The Enduring Legacy of a Necessary Monster

The philosophical victory of Code Geass lies not in endorsing Lelouch’s approach as morally correct but in presenting it as a morally coherent response to an impossible situation. The series is a profound thought experiment on rule and act consequentialism, wrapped in a mecha opera. It rejects Suzaku’s purity as a functional tool for real change, but it also refuses to romanticize the cost of Lelouch’s methods. Every strategic victory is immediately shadowed by a cut to Shirley’s tears, Rolo’s twisted sacrifice, or the smoldering ruin that was once Narita.
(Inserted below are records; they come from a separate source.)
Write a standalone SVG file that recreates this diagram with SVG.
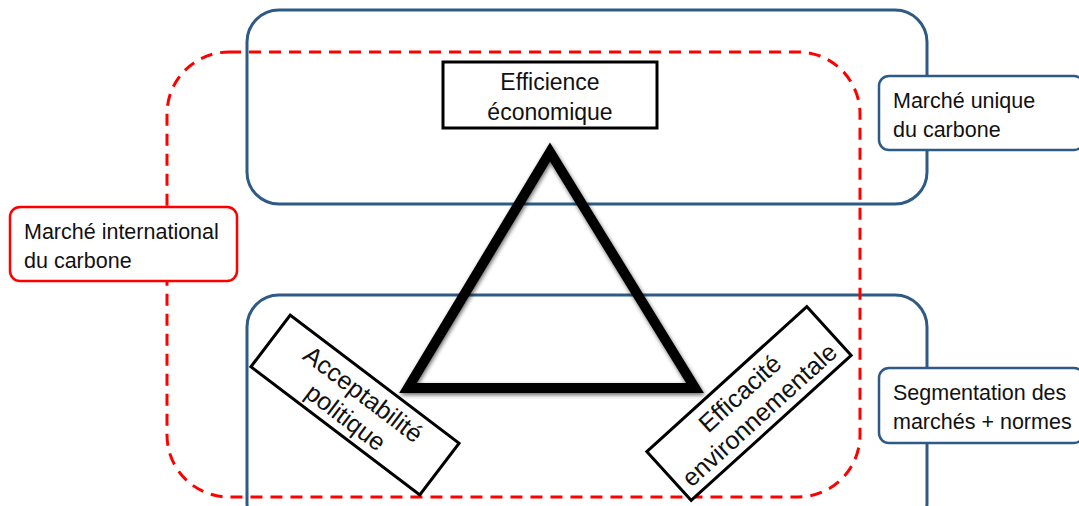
<svg xmlns="http://www.w3.org/2000/svg" width="1079" height="506" viewBox="0 0 1079 506">
<style>
.blue{fill:none;stroke:#2E5A86;stroke-width:3}
.red{fill:none;stroke:#FF0000;stroke-width:3;stroke-dasharray:12 8}
.box{fill:#fff;stroke:#000;stroke-width:3}
.rbox{fill:#fff;stroke:#FF0000;stroke-width:2.5}
.bbox{fill:#fff;stroke:#2E5A86;stroke-width:2.5}
text{font-family:"Liberation Sans",Arial,sans-serif;font-size:21.5px;fill:#111}
.c{text-anchor:middle}
.big{font-size:25px}
.mid{font-size:23px}
</style>
<defs>
<filter id="sh" x="-20%" y="-20%" width="140%" height="140%">
<feGaussianBlur in="SourceAlpha" stdDeviation="2"/>
<feOffset dx="1" dy="2" result="b"/>
<feComponentTransfer><feFuncA type="linear" slope="0.6"/></feComponentTransfer>
<feMerge><feMergeNode/><feMergeNode in="SourceGraphic"/></feMerge>
</filter>
</defs>
<g id="zones">
<rect id="zone-unique" class="blue" x="247" y="10" width="680" height="194" rx="32"/>
<rect id="zone-segmentation" class="blue" x="247" y="295" width="680" height="240" rx="32"/>
<rect id="zone-international" class="red" x="167" y="52" width="693" height="445" rx="62"/>
</g>
<g id="connectors">
<polygon id="triangle" points="550,152 408,388 695,388" fill="none" stroke="#000" stroke-width="10" stroke-linejoin="miter" filter="url(#sh)"/>
</g>
<g id="efficience">
<rect class="box" x="443" y="62" width="214" height="66"/>
<text class="c mid" x="550" y="90">Efficience</text>
<text class="c mid" x="550" y="120">économique</text>
</g>
<g id="acceptabilite" transform="translate(355,405) rotate(37.2)">
<rect class="box" x="-106" y="-32.5" width="212" height="65"/>
<text class="c big" x="0" y="-5">Acceptabilité</text>
<text class="c big" x="0" y="24">politique</text>
</g>
<g id="efficacite" transform="translate(749,403.5) rotate(-42.2)">
<rect class="box" x="-108" y="-33" width="216" height="66"/>
<text class="c big" x="0" y="-5">Efficacité</text>
<text class="c big" x="0" y="24">environnementale</text>
</g>
<g id="marche-international">
<rect class="rbox" x="10" y="207" width="227" height="74" rx="10"/>
<text x="24" y="239">Marché international</text>
<text x="24" y="268">du carbone</text>
</g>
<g id="marche-unique">
<rect class="bbox" x="879" y="76" width="205" height="74" rx="10"/>
<text x="893" y="108">Marché unique</text>
<text x="893" y="137">du carbone</text>
</g>
<g id="segmentation">
<rect class="bbox" x="879" y="368" width="205" height="75" rx="10"/>
<text x="893" y="400">Segmentation des</text>
<text x="893" y="429">marchés + normes</text>
</g>
</svg>
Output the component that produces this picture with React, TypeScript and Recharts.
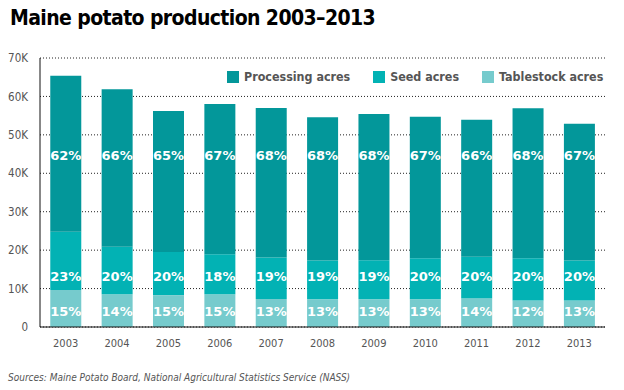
import React from 'react';
import { BarChart, Bar, XAxis, YAxis, CartesianGrid, LabelList } from 'recharts';

const years = ['2003', '2004', '2005', '2006', '2007', '2008', '2009', '2010', '2011', '2012', '2013'];

// acres
const tablestock = [9600, 8500, 8300, 8500, 7300, 7200, 7200, 7200, 7500, 6900, 6900];
const seed = [15200, 12400, 11200, 10400, 10800, 10100, 10200, 10700, 10800, 11000, 10400];
const processing = [40600, 41000, 36700, 39100, 38900, 37300, 38000, 36800, 35600, 39000, 35600];

// share labels as printed on the bars
const tablestockPct = ['15%', '14%', '15%', '15%', '13%', '13%', '13%', '13%', '14%', '12%', '13%'];
const seedPct = ['23%', '20%', '20%', '18%', '19%', '19%', '19%', '20%', '20%', '20%', '20%'];
const processingPct = ['62%', '66%', '65%', '67%', '68%', '68%', '68%', '67%', '66%', '68%', '67%'];

const yTicks = [0, 10000, 20000, 30000, 40000, 50000, 60000, 70000];

const COLORS = {
  processing: '#03979a',
  seed: '#02b2b4',
  tablestock: '#76cbcd',
};

const legendItems = [
  { name: 'Processing acres', color: COLORS.processing },
  { name: 'Seed acres', color: COLORS.seed },
  { name: 'Tablestock acres', color: COLORS.tablestock },
];

const data = years.map((year, i) => ({
  year,
  tablestock: tablestock[i],
  seed: seed[i],
  processing: processing[i],
}));

const FONT = '"DejaVu Sans Condensed", "DejaVu Sans", sans-serif';

// labels sit in fixed rows (given in acres), not centred in their segment
const makeLabel = (labels: string[], values: number[], bases: number[], anchor: number) => (props: any) => {
  const { x, y, width, height, index } = props;
  const v = values[index];
  const bottom = y + height;
  const cy = bottom - ((anchor - bases[index]) * height) / v;
  return (
    <text
      x={x + width / 2}
      y={cy}
      textAnchor="middle"
      dominantBaseline="central"
      fill="#fff"
      fontFamily='"DejaVu Sans", sans-serif'
      fontWeight="bold"
      fontSize={13}
    >
      {labels[index]}
    </text>
  );
};

const zeros = years.map(() => 0);
const seedBase = tablestock;
const procBase = tablestock.map((t, i) => t + seed[i]);

export default function App() {
  return (
    <div style={{ position: 'relative', width: 624, height: 390, background: '#fff' }}>
      <style>{'body{margin:0}'}</style>
      <div
        style={{
          position: 'absolute',
          left: 10,
          top: 6,
          fontFamily: FONT,
          fontWeight: 'bold',
          fontSize: 21,
          letterSpacing: -0.6,
          color: '#000',
          whiteSpace: 'nowrap',
        }}
      >
        Maine potato production 2003–2013
      </div>
      <BarChart
        width={624}
        height={390}
        data={data}
        margin={{ top: 58, right: 19, bottom: 33, left: 0 }}
        barCategoryGap="20%"
      >
        <XAxis
          dataKey="year"
          height={30}
          axisLine={{ stroke: '#111' }}
          tickLine={false}
          tick={{ fill: '#555', fontSize: 11, fontFamily: FONT }}
          tickMargin={6}
        />
        <YAxis
          width={40}
          domain={[0, 70000]}
          ticks={yTicks}
          axisLine={{ stroke: '#111' }}
          tickLine={false}
          tickMargin={6}
          tick={{ fill: '#555', fontSize: 11.5, fontFamily: FONT }}
          tickFormatter={(v: number) => (v === 0 ? '0' : `${v / 1000}K`)}
        />
        <Bar dataKey="tablestock" stackId="a" fill={COLORS.tablestock} isAnimationActive={false}>
          <LabelList dataKey="tablestock" content={makeLabel(tablestockPct, tablestock, zeros, 4000)} />
        </Bar>
        <Bar dataKey="seed" stackId="a" fill={COLORS.seed} isAnimationActive={false}>
          <LabelList dataKey="seed" content={makeLabel(seedPct, seed, seedBase, 13100)} />
        </Bar>
        <Bar dataKey="processing" stackId="a" fill={COLORS.processing} isAnimationActive={false}>
          <LabelList dataKey="processing" content={makeLabel(processingPct, processing, procBase, 44500)} />
        </Bar>
        <CartesianGrid vertical={false} stroke="#222" strokeDasharray="1 2" />
      </BarChart>
      <div
        style={{
          position: 'absolute',
          top: 69,
          left: 227,
          display: 'flex',
          gap: 23,
          fontFamily: FONT,
          fontWeight: 'bold',
          fontSize: 12.4,
          color: '#555',
          whiteSpace: 'nowrap',
        }}
      >
        {legendItems.map((it) => (
          <div key={it.name} style={{ display: 'flex', alignItems: 'center' }}>
            <span style={{ width: 12, height: 12, background: it.color, display: 'inline-block', marginRight: 5 }} />
            {it.name}
          </div>
        ))}
      </div>
      <div
        style={{
          position: 'absolute',
          left: 8,
          top: 372,
          fontFamily: FONT,
          fontStyle: 'italic',
          fontSize: 10,
          color: '#555',
          whiteSpace: 'nowrap',
        }}
      >
        Sources: Maine Potato Board, National Agricultural Statistics Service (NASS)
      </div>
    </div>
  );
}
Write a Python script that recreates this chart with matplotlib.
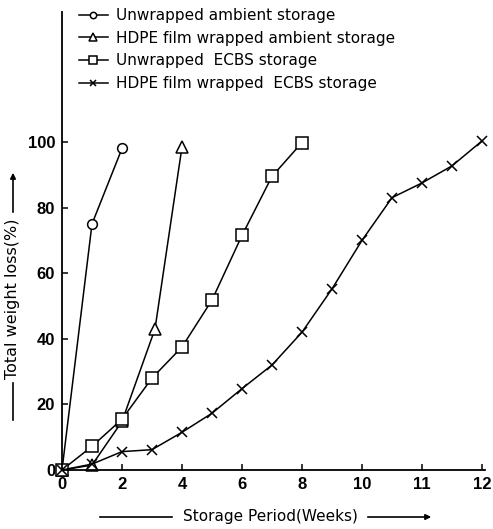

In the final scene, as Kallen reflects in her family home, now living in a peaceful world with a new sense of normalcy, the question remains open. She knows the truth of the Requiem, and she is asked to judge the man who engineered it. Her tearful statement is not an absolution but an acknowledgment of a historical fact: Lelouch created this peace through a monstrous act, and that act cannot be laundered. The philosophical maturity of Code Geass is its willingness to sit in this profound discomfort. It argues that an ideal without the will to enact it is a fantasy, but the will to enact it inevitably transforms the idealist into something monstrous. The only remaining question is whether one can architect a monument of peace large enough to contain the ghost of the monster who built it. In the world of Code Geass, the answer is a whisper of hope—and a mountain of silence.